RC W2D3 - Economic empowerment

On writing

I'm very happy to have blogging be sustained as a daily practice, and amused how expectations contrast against reality. I expressed to a friend:

I started a blog to write about the stuff at RC. I'm a perfectionist when it comes to writing, so worried at how it comes across. Then I learned what I imagine a lot of startup founders and writes [sic] encounter - it's people caring too little rather than too much is the problem.

I was similarly worried about my first comment for an open source project, made available to the whole world. I guess it's a bit like going to a party and worried how people think of you, when in fact most are too worried what others think of them.

Elixir

The day kicked off early with an event with José Valim, the BDFL of Elixir. I came away thinking how Elixir was inspired by Clojure but built on top of the Erlang VM. What I know about Erlang is (1) the language was designed at Ericsson, and (2) WhatsApp's Erlang code supported ~500 million users with ~30 engineers and the company got acquired by Facebook for ~$20 billion. Clearly something got built right.

I asked José what he thought about using Go for concurrency at the time he started Elixir. He emphasized immutability - the guarantee that data not change under our feet (achieved via functional programming) helps developers write robust concurrent software. He also said that, at the time, Go marketed itself as a replacement to C/C++ (as opposed to Java). He shared the following article which I haven't had the chance to read, but the blog itself is a real find.

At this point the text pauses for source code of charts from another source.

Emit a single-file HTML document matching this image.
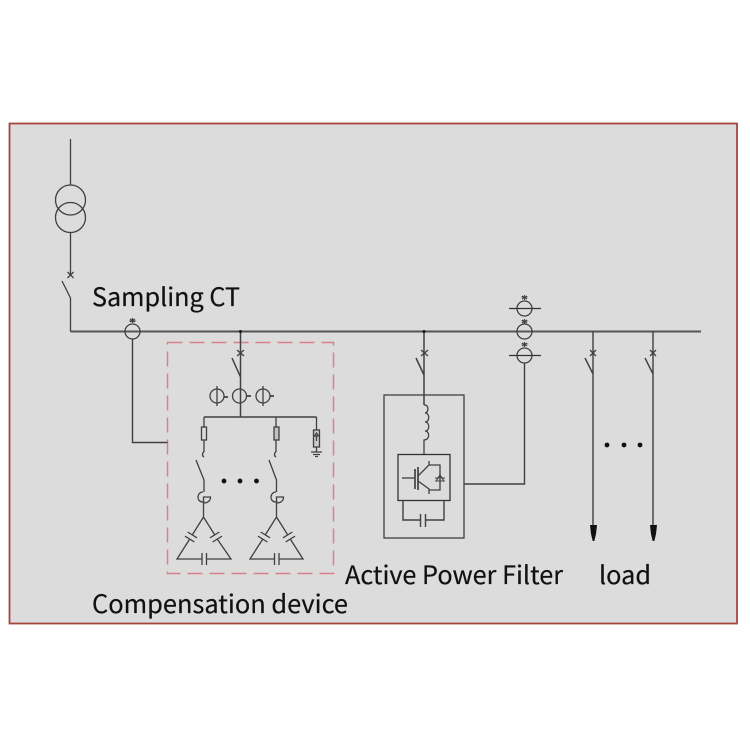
<!DOCTYPE html>
<html><head><meta charset="utf-8"><style>
html,body{margin:0;padding:0;background:#fff}
svg{display:block}
text{font-family:"Noto Sans CJK SC","Liberation Sans",sans-serif;font-size:25px;fill:#111;stroke:#111;stroke-width:.2px}
</style></head><body>
<svg width="750" height="750" viewBox="0 0 750 750" xmlns="http://www.w3.org/2000/svg">
<rect x="0" y="0" width="750" height="750" fill="#fff"/>
<rect x="9.5" y="123.500" width="727.500" height="500" fill="#dcdcdc" stroke="#a84440" stroke-width="1.800"/>
<rect x="167.500" y="342.500" width="166" height="231" fill="none" stroke="#d9808c" stroke-width="1.500" stroke-dasharray="15 7"/>

<g fill="none" stroke="#404040" stroke-width="1.300">
<!-- main bus -->
<path d="M70.500 331.500H701" stroke="#555" stroke-width="2"/>
<!-- incoming -->
<path d="M70.500 139V185M70.500 232V276"/>
<circle cx="70.500" cy="200" r="15"/><circle cx="70.500" cy="217.500" r="15"/>
<path d="M67.500 272l6 6M73.500 272l-6 6"/>
<path d="M62 281L70.500 298V331.500"/>
<!-- CT -->
<circle cx="132.500" cy="331.500" r="7.500"/>
<path d="M132.500 339V442.500H167.500" stroke-width="1.400"/>
<path d="M129.500 321h6M132.500 318v5M130 319l5 3M130 322l5-3" stroke-width="1.200"/>
<!-- compensation branch -->
<path d="M240.500 331.500V377L232 358" stroke-width="1.500"/>
<path d="M237 350l7 6M244 350l-7 6"/>
<path d="M240.500 377V417" stroke-width="1.500"/>
<circle cx="217" cy="396" r="7"/><circle cx="239.500" cy="396" r="7"/><circle cx="263" cy="396" r="7"/>
<path d="M217 386V406M263 386V406"/>
<path d="M224 397h4M247 396h4M270 396h4" stroke-width="1.800"/>
<path d="M204 417H316.500" stroke-width="1.500"/>
<path d="M204 417V452M276 417V452M316.500 417V452"/>
<rect x="201.500" y="427" width="5" height="13" fill="#dcdcdc"/>
<rect x="274" y="427" width="5" height="13" fill="#c0c0c0"/>
<rect x="313.500" y="430" width="6" height="17" fill="#cccccc"/>
<path d="M316.500 433l-2 3h4zM316.500 436v5M311 452h11M313 454.500h7M315 456.500h3"/>
<path d="M204 452c-2 1-2 4 0 5M276 452c-2 1-2 4 0 5"/>
<!-- left capacitor bank -->
<path d="M196 460L204 480V492"/>
<path d="M203 492c-6 0-7 9 -1 10c2 0 2 -1 2 -1"/>
<path d="M203.500 497h7c0 4-3 6-7 6zM203.500 497V517"/>
<path d="M203.500 517L192.300 534.900M189.700 539.100L177 559H201.500M206.500 559H231L217.300 539.100M214.700 534.900L203.500 517"/>
<path d="M187.600 532L197 537.800M185 536.200L194.400 542M210 537.800L219.400 532M212.600 542L222 536.200M202 553v12M206.500 553v12"/>
<!-- right capacitor bank -->
<path d="M269 460L276.500 480V492"/>
<path d="M276 492c-6 0-7 9 -1 10c2 0 2 -1 2 -1"/>
<path d="M276.500 497h7c0 4-3 6-7 6zM276.500 497V517"/>
<path d="M276.500 517L265.300 534.900M262.700 539.100L250 559H274.500M279 559H303L290.300 539.100M287.700 534.900L276.500 517"/>
<path d="M260.600 532L270 537.800M258 536.200L267.400 542M283 537.800L292.400 532M285.600 542L295 536.200M274.500 553v12M279 553v12"/>
<!-- APF branch -->
<path d="M424 331.500V375L416 358" stroke-width="1.500"/>
<path d="M421 350l7 6M428 350l-7 6"/>
<path d="M424 375V405" stroke-width="1.500"/>
<rect x="384" y="395" width="80" height="143"/>
<path d="M424 405c5-1 5 8 1 8c5 0 5 9 0 9c5 0 5 9 0 9c5 0 5 9-1 9V454"/>
<rect x="398" y="454.500" width="52" height="46" stroke="#333"/>
<path d="M402 478h12"/>
<path d="M415 469V489" stroke-width="1.700"/>
<path d="M418 467V490" stroke-width="1.700"/>
<path d="M418 476L429 465V461M429 465H440V490H429M418 481L429 489V494"/>
<path d="M435 478h10M440 471v6M436 481h8l-4-6z" stroke-width="1.100"/>
<path d="M403 500.500V520H420M426 520H444V500.500" stroke-width="1.400"/>
<path d="M420.500 514v13M425.500 514v13" stroke-width="1.400"/>
<!-- CTs on the right -->
<circle cx="524.500" cy="308.500" r="7.500"/><circle cx="524.500" cy="331.500" r="7.500"/><circle cx="524.500" cy="355.500" r="7.500"/>
<path d="M509 308.500H541M509 355.500H541" stroke="#333"/>
<path d="M524.500 363V484H464" stroke-width="1.400"/>
<path d="M521.500 297h6M524.500 295v5M522 296l5 3M522 299l5-3M521.500 321h6M524.500 319v5M522 320l5 3M522 323l5-3M521.500 344h6M524.500 342v5M522 343l5 3M522 346l5-3" stroke-width="1.100"/>
<!-- loads -->
<path d="M593 331.500V374L585 358M593 374V525" stroke-width="1.400"/>
<path d="M653 331.500V374L645 358M653 374V525" stroke-width="1.400"/>
<path d="M590 350l6 6M596 350l-6 6M650 350l6 6M656 350l-6 6"/>
</g>
<g fill="#111">
<circle cx="240.500" cy="331.500" r="1.500"/><circle cx="424" cy="331.500" r="1.500"/>
<circle cx="224" cy="481" r="2.400"/><circle cx="240" cy="481" r="2.400"/><circle cx="256.500" cy="481" r="2.400"/>
<circle cx="607" cy="445" r="2.400"/><circle cx="624" cy="445" r="2.400"/><circle cx="640" cy="445" r="2.400"/>
<path d="M590 525H597L596 534L594.300 541H592.700L591 534Z"/>
<path d="M650 525H657L656 534L654.300 541H652.700L651 534Z"/>
</g>
<text x="92" y="306" textLength="148" lengthAdjust="spacingAndGlyphs">Sampling CT</text>
<text x="345" y="584" textLength="218" lengthAdjust="spacingAndGlyphs">Active Power Filter</text>
<text x="599" y="584" textLength="52" lengthAdjust="spacingAndGlyphs">load</text>
<text x="92" y="613" textLength="256" lengthAdjust="spacingAndGlyphs">Compensation device</text>
</svg>
</body></html>
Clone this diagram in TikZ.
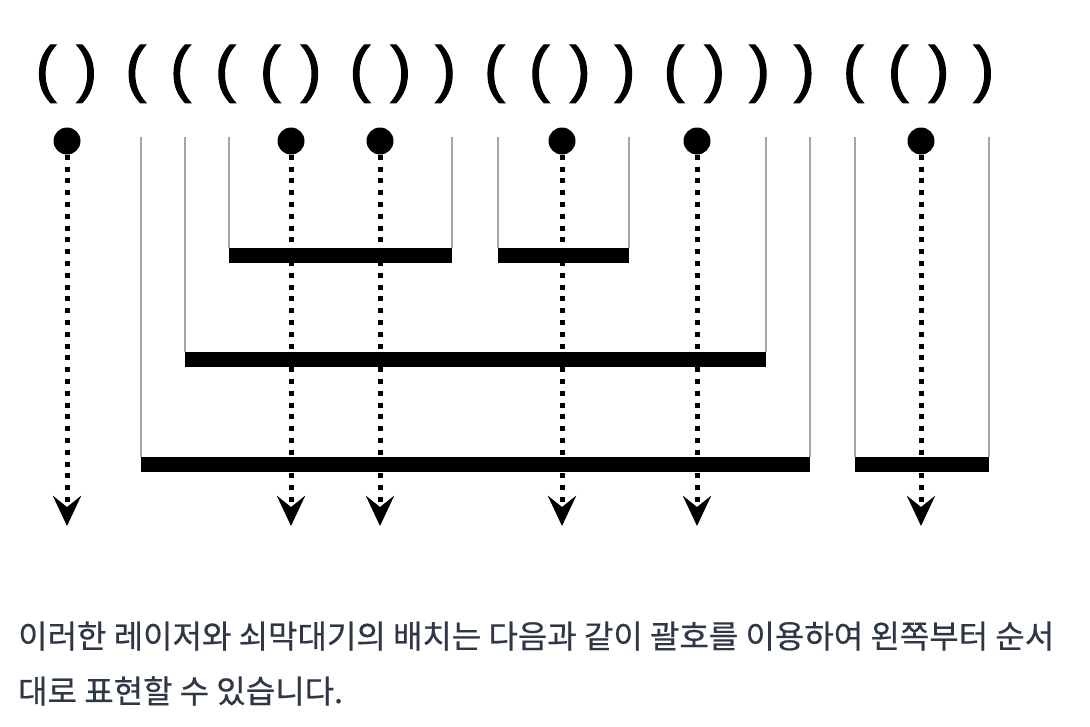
\documentclass[tikz,border=0pt]{standalone}
\usepackage{fontspec}
\newfontfamily\krfont[FakeBold=0.5]{Noto Sans CJK KR}
\newfontfamily\parfont[FakeBold=2]{Liberation Sans}
\usetikzlibrary{arrows.meta}
\definecolor{txtcol}{HTML}{2E3745}
\begin{document}
\begin{tikzpicture}[x=1pt,y=-1pt,
  barstyle/.style={fill=black},
  stickline/.style={draw=black!35, line width=1.6pt},
  laser/.style={line width=5pt, dash pattern=on 5pt off 6.8pt,
    -{Stealth[length=30pt,width=28pt,inset=11pt]}},
  dotnode/.style={circle, fill=black, minimum size=27pt, inner sep=0pt},
  parnode/.style={font=\parfont\fontsize{62}{62}\selectfont, inner sep=0pt, anchor=base},
  txtnode/.style={font=\krfont\fontsize{32}{32}\selectfont, text=txtcol, inner sep=0pt, anchor=base west}]
\useasboundingbox (0,0) rectangle (1090,726);
\fill[white] (0,0) rectangle (1090,726);
% parentheses
\foreach \i/\c/\o in {1/(/0,2/)/1,3/(/0,4/(/0,5/(/0,6/(/0,7/)/1,8/(/0,9/)/1,10/)/1,11/(/0,12/(/0,13/)/1,14/)/1,15/(/0,16/)/1,17/)/1,18/)/1,19/(/0,20/(/0,21/)/1,22/)/1}{
  \pgfmathsetmacro{\px}{46+44.85*(\i-1)-4*\o}
  \node[parnode] (p\i) at (\px,89.8) {\c};
}
% vertical lines of sticks
\draw[stickline] (141,137) -- (141,457) (810,137) -- (810,457);
\draw[stickline] (185,137) -- (185,352) (766,137) -- (766,352);
\draw[stickline] (229,137) -- (229,248) (452,137) -- (452,248);
\draw[stickline] (498,137) -- (498,248) (629,137) -- (629,248);
\draw[stickline] (855,137) -- (855,457) (989,137) -- (989,457);
% lasers
\foreach \n/\x in {1/67,2/291,3/380,4/562,5/697,6/921}{
  \node[dotnode] (d\n) at (\x,141) {};
  \coordinate (e\n) at (\x,526);
  \draw[laser] (d\n.south) -- (e\n);
}
% bars
\fill[barstyle] (229,248) rectangle (452,263);
\fill[barstyle] (498,248) rectangle (629,263);
\fill[barstyle] (185,352) rectangle (766,367);
\fill[barstyle] (141,457) rectangle (810,472);
\fill[barstyle] (855,457) rectangle (989,472);
% text
\node[txtnode] (t1) at (18,648) {이러한 레이저와 쇠막대기의 배치는 다음과 같이 괄호를 이용하여 왼쪽부터 순서};
\node[txtnode] (t2) at (18,703) {대로 표현할 수 있습니다.};
\end{tikzpicture}
\end{document}
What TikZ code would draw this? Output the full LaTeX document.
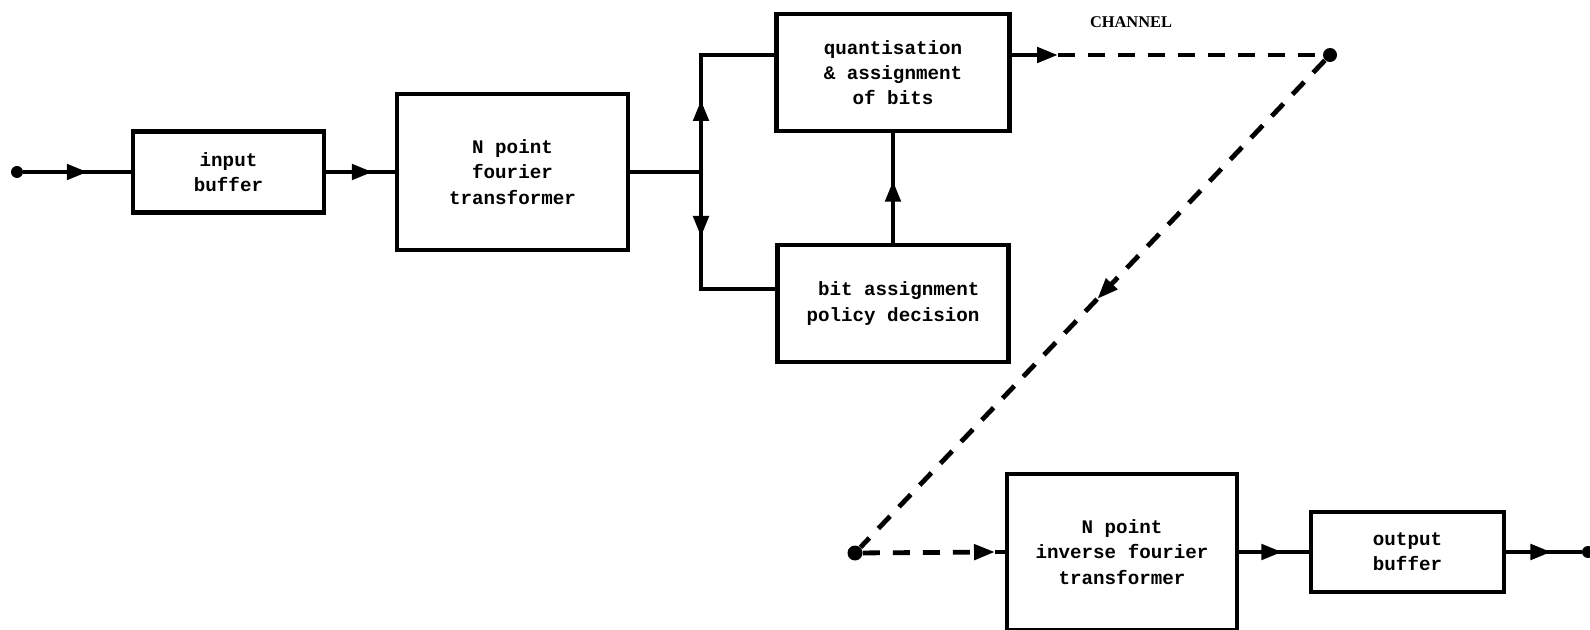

José also super nice - he set aside time at the end for people who didn't get a chance to ask questions.

Content: Jack Dorsey

Now going on a tangent, my first role in San Francisco was at Square. It was privilege being in a company led by Jack Dorsey. He genuinely believed Square's products helped small business owners put food on the table, and worked hard to ensure they had access to the same tools that big businesses had. I was based in Berlin prior to moving to the Bay Area; I specifically remember reading a New Yorker profile of him, in a copy of the magazine that an ex-flatmate left behind after moving out.

https://www.newyorker.com/magazine/2013/10/21/two-hit-wonder

It's funny how things work out.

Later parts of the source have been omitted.